City Attorney Jan Goldsmith declared the decision an important victory for San Diego taxpayers, who were on the hook for several millions in street improvements that the project’s environmental impact report said were necessary to mitigate project impacts. The City had previously won this case before an appellate court, but the CSU Board appealed. Deputy City Attorney Christine M. Leone argued the case before the Supreme Court in May.
City of San Diego v Board of Trustees of the California State University (copy attached) was closely watched throughout the state, and especially by other college cities – including Bakersfield, Fresno, Long Beach, Monterey Bay and San Francisco – where the CSU system was similarly trying to stick cities with the bill for street projects identified as necessary mitigation in the projects’ environmental impact reports.
The EIR for the San Diego State University expansion identified 15 intersections, eight street segments, four freeway segments and one freeway ramp meter that would be significantly impacted by the project.
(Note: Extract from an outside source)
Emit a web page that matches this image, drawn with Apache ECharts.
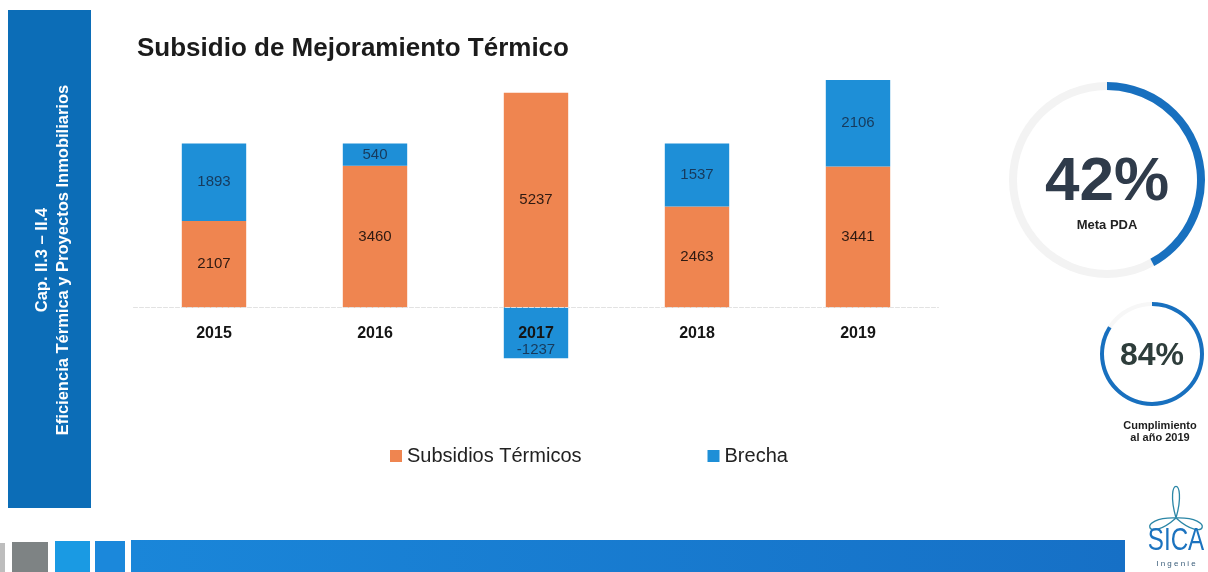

It calculated the project’s “fair-share contribution” of the needed improvements at $15 million, but took no responsibility for those costs, effectively leaving them with the City and Caltrans.
The CSU Board of Trustees contended it did not have to pay for the mitigation projects because the Legislature had not allocated funds specifically for that purpose. San Diego argued that the California Environmental Quality Act includes no such exemption, and noted that numerous potential funding sources already exist and are identified in the project’s budget.
The Supreme Court ordered the Board to vacate its certification of the EIR and to proceed with a new document that will discuss all potential funding sources and provide a compelling argument if any of them cannot be used for project mitigation.
“This is an important decision which treats the CSU system like any other developer. It must come to the table and negotiate its fair share in a way that protects the environment and protects the city’s taxpayers,” Goldsmith said. “I am proud that our City Attorney’s Office took the lead on this important legal issue, which has great significance in cities throughout our state.”
In an amicus brief, the League of California Cities and the California State Association of Counties asserted that if the CSU Board’s position was upheld it would “undermine the missions of cities and counties, which provide critical local public services – a patently unfair result.”